++++ Available data
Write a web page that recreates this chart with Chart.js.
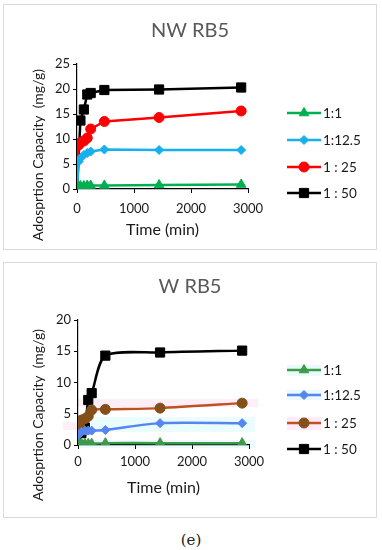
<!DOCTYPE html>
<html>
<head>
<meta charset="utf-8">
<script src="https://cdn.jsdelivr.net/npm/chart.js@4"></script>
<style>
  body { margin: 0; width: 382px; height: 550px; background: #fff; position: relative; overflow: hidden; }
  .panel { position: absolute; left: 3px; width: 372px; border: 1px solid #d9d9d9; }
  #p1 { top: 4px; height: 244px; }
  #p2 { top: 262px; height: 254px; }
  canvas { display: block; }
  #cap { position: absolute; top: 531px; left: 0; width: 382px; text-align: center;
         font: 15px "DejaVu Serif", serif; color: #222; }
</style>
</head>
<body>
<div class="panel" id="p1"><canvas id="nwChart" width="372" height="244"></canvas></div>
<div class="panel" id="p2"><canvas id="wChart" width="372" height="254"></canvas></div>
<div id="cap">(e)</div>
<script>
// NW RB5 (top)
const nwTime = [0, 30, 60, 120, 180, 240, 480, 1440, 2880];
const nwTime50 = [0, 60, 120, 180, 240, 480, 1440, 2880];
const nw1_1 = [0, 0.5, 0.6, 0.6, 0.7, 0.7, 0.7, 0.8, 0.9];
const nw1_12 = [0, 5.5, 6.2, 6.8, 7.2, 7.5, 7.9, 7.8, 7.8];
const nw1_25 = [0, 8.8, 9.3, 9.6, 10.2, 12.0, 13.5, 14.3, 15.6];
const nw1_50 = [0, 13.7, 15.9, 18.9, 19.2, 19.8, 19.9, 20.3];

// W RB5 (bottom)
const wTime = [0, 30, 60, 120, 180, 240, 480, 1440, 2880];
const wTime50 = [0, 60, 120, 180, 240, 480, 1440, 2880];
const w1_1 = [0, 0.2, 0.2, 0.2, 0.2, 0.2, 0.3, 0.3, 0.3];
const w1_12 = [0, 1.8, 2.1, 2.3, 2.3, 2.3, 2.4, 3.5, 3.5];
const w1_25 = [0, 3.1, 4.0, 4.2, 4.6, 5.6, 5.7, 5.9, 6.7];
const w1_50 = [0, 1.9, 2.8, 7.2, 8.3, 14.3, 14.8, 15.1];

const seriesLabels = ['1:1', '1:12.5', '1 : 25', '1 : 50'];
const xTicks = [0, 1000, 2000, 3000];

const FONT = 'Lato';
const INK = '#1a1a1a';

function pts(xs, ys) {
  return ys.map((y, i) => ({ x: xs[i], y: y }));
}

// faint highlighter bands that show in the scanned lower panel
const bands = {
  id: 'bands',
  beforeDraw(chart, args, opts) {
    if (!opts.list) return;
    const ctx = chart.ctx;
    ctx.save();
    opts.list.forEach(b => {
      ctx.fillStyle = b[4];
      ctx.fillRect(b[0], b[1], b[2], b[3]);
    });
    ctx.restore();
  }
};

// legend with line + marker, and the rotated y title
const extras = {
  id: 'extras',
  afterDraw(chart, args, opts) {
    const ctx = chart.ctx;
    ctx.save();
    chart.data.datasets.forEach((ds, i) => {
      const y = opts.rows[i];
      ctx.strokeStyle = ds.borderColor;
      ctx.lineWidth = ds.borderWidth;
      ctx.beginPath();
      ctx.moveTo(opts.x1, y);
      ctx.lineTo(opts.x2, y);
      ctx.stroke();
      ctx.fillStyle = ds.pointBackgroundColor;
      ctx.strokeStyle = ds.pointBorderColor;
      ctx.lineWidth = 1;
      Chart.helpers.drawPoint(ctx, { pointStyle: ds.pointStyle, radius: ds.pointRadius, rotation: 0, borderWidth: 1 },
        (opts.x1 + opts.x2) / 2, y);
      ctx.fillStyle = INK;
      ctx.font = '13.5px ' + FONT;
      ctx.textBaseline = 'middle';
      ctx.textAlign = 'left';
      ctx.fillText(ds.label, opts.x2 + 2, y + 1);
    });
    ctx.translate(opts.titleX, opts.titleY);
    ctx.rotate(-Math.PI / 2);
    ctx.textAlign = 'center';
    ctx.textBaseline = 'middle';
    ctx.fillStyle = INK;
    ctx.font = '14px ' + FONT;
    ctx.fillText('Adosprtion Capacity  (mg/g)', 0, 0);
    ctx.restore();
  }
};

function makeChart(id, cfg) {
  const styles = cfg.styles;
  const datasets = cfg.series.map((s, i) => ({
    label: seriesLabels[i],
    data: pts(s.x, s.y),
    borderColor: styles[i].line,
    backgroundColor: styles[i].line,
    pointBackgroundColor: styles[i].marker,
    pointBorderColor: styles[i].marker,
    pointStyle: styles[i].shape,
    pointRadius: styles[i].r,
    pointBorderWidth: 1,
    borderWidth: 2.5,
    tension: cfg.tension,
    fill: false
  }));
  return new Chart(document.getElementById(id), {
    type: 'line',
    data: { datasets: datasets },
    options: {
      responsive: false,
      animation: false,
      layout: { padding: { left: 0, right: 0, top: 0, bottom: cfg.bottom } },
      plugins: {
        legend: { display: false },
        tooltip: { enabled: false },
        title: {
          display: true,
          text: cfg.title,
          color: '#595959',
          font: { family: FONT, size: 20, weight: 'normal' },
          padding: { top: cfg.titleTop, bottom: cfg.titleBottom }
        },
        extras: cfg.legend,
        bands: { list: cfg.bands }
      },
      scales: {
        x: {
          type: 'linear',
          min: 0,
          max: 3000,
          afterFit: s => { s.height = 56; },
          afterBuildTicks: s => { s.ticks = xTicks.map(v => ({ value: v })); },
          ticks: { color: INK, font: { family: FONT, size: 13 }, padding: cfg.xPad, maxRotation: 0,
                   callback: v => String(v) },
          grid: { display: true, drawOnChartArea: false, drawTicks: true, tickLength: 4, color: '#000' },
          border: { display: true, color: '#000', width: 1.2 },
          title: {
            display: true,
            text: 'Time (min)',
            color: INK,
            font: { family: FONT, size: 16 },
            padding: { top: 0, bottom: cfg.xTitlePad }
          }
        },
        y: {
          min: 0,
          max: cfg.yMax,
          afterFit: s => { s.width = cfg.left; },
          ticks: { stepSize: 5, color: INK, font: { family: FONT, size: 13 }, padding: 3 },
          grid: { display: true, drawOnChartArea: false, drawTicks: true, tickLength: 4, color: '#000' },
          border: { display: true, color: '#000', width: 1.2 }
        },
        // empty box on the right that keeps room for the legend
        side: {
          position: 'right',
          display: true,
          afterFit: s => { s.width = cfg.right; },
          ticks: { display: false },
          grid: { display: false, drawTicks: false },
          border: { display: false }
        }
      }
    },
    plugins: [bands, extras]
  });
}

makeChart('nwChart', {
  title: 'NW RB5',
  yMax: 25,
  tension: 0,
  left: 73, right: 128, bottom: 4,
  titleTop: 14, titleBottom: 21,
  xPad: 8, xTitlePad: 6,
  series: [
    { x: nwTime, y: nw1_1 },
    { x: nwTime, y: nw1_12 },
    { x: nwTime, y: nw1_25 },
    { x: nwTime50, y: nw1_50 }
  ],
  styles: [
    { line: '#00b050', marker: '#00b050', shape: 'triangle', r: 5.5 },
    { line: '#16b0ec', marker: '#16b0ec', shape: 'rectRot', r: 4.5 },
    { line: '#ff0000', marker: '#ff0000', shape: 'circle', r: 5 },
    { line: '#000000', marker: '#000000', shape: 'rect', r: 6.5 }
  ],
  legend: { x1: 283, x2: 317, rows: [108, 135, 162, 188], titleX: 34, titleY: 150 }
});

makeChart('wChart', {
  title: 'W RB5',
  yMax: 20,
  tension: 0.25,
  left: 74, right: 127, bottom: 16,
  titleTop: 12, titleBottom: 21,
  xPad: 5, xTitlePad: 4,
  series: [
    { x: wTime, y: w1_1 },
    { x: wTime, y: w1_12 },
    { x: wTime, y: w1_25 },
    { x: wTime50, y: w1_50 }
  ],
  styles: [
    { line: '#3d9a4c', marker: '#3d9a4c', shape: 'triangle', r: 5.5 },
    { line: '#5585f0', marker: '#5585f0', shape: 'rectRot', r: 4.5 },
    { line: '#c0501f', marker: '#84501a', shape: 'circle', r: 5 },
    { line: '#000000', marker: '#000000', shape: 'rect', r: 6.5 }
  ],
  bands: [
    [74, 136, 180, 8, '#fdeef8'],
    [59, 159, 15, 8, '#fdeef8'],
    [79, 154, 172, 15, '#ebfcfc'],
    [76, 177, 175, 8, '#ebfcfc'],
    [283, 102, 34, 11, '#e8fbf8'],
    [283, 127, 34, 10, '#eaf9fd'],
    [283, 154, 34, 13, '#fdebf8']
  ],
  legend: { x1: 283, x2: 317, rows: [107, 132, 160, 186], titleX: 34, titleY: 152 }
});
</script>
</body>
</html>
++++++++
> _Your instructions_: Wherever "with" shows up in a line, copy that line.

> _Solution to the problem_:
Write a web page that recreates this chart with Chart.js.
// legend with line + marker, and the rotated y title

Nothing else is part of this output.